Johnny visited Chris at The Great Gear Market in the King's Road every four weeks. As there were roots to be peroxided as well as cutting to be done, this took around two hours. Sometimes, Chris and the other hair artiste filled a basin with ice and stuck a bottle of vodka in it for refreshment during the operation - then it took a little longer. Initially the do was a two-tone affair blonde and floppy on top, and brunette at lower levels. Then it became a fully blonde Jean Seberg facsimile. Later on, Johnny said the big goodbye to blonde and started using Sorrento by L'Oreal. This was rotated and mixed with Santiago and Santa Cruz (never trust a hair dye that calls itself anything as mundane as 'Reddish Brown' - mundane names lead to mundane dos). The style meandered between a shampoo and set inspired by Cat on a Hot Tin Roof and a gamine thing for which the credit goes to Audrey Hepburn.
Battista's in the Charing Cross Road. For cappucino and sandwiches before window shopping in Denmark Street for guitars we couldn't afford.
Ten years later, this was the scene of a meeting between Peter Hahndorf, Jimmy Tassos, Jon Parker and Johnny Johnson where Slum Clearance was born. The coffee was still good, but the sandwiches had got more exotic. There were no sun-dried tomatoes in the 1980s.
Café Espana in Old Compton Street. Now, sadly, a noncy restaurant. When The Siddeleys frequented the place it was only closed for about three or four hours a day, between 3 and 7am. This made it ideal for Soho afternoons or post-gig/club recovery. After midnight, there was often a particularly dismal pimp who would sit with three or four of his girls at one of the tables. He had a low voice that was as hypnotic as it was menacing - it seemed to have a grimly gentle mesmerising effect on the round faced girls who picked at their nails and chain smoked.
Mike's Café, Notting Hill. Before this became M Café and brioche replaced tea and two slices, you could fit a pop group into one of the booths and whatever plans you made seemed easy. There was always room for newly filled Rough Trade bags under the table, too.
Rose's, Southend. There was a hair in the custard on more than one occasion, but the excitement of desperately grabbed at days by the sea from several decades of customers had seeped into the lino, lending Rose's a special joy.

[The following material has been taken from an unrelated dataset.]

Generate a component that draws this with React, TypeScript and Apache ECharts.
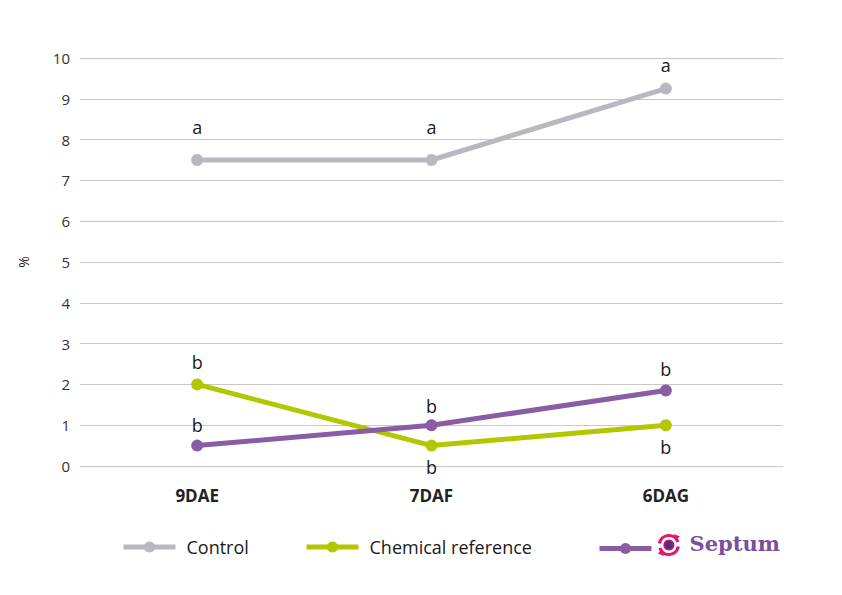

Tottenham High Road. I forget the name of this place and we only went there once. It deserves a special mention though as it had the best phonetically spelt menu ever. It was run by a family of eastern Europeans who spoke hardly any English. The whole family lined up smiling to greet us when we went in, like a scene from 'The Sound of Music' and then waited on us in their entirety, as if we were honoured guests, visiting them at home. The menu was obviously based on someone asking for help in writing the names of dishes, who being hard of hearing had completely misunderstood what he was being asked to spell. Hence 'One egg, chips, peas' had become 'One-eyed gypsy'.
We didn't pass through Tottenham often enough to call again, but one-eyed gypsy was forever part of our vernacular. I hope all is well with the family - I would have trouble finding the place now.